Critique – Le reste de sa vie – Isabelle Marrier

Critique – Le reste de sa vie – Isabelle Marrier


Délia est une mère parfaite. Pour se consacrer à ses deux petites filles et au bébé qui vient de naître, pour fuir ce travail qu’elle n’aime pas, pour, enfin, se reposer dans son petit appartement de banlieue, elle décide de prendre un congé parental.

Plus qu’une journée de travail chez Xenon, une entreprise qui commercialise des photocopieurs, et c’est la liberté et le bonheur de pouvoir se consacrer à sa famille.

Cette ultime étape commence pourtant bien mal. Les filles ont mal au ventre et ne veulent pas aller à l’école. Jérôme, son mari, une espèce de pervers narcissique comme on en voit de plus en plus rechigne à lui prêter la voiture. Pourtant, elle en a besoin pour rapporter un olivier, cadeau de départ de ses collègues.

Finalement, elle embarque le bébé dans le véhicule. Destination le domicile de la nounou. Pour pouvoir stocker des meubles achetés chez Ikea le week-end précédent, Jérôme a installé le siège bébé sur la banquette arrière.

Il fait déjà chaud en ce début de matinée.

Délia se gare sur un parking non loin de son entreprise. Un clochard exhibitionniste attire son regard. Qu’importe, elle descend de voiture, croise un jeune homme endimanché dans un costume bas de gamme. Il a garé sa voiture non loin de celle de Délia. Il s’avère qu’il est convoqué par la DRH pour remplacer Délia.

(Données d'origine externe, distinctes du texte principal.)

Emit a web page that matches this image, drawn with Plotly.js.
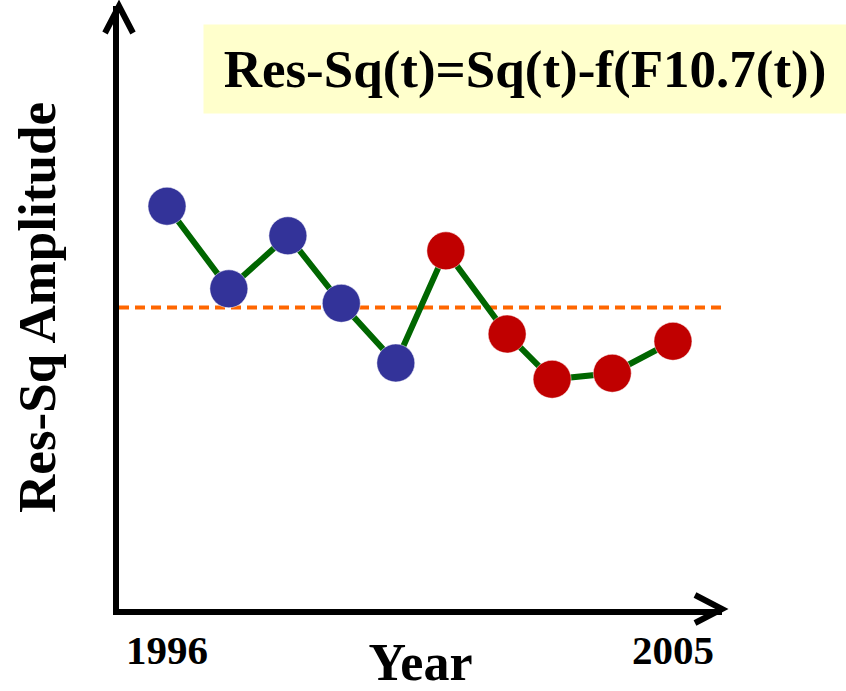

La journée se passe entre le rangement de ses affaires personnelles et les discussions avec ses collègues. Tous attendent avec impatience le pot de départ.

Le jeune homme n’a pas été retenu pour le poste. Trop provincial sans doute. S’il n’a pas le profil du commercial aux dents longues, cet homme a une conscience et un sens moral.

Bon, vous avez compris ce qui s’est passé.

Dans une langue superbe, Isabelle Marrier nous fait vivre vingt-quatre heures de la vie d’une femme épuisée, stressée, qui se noie dans les petits riens du quotidien, qui se confronte aux circonstances et aux hasards de la vie. Son malaise, on le ressent avec force et on parvient à comprendre ce qui l’a menée à commettre l’irréparable alors, qu’habituellement, lorsque nous apprenons par les médias ce genre de faits, nous nous indignons collectivement. Et c’est la force de la littérature de nous aider à mieux saisir l’humain.

Tout le récit, même si le suspense reste entier, est par ailleurs habilement ponctué d’indices qui nous font deviner le dénouement final.

Hormis ce portrait qui ne juge pas, « Le reste de sa vie » est une dénonciation du monde dans lequel nous vivons : l’entreprise qui broie ses salariés résumés à des chiffres d’affaires, cette banlieue laide défigurée par ses immeubles, ses centres commerciaux, ses parkings à perte de vue, ses publicités vulgaires et racoleuses… N’est-ce pas cet univers impitoyable qui pèse tant sur Délia ?

Bref, « Le reste de sa vie » est un vrai coup de cœur.

Ce livre fait partie de la sélection du Prix des lecteurs de la Ville de Brive 2014.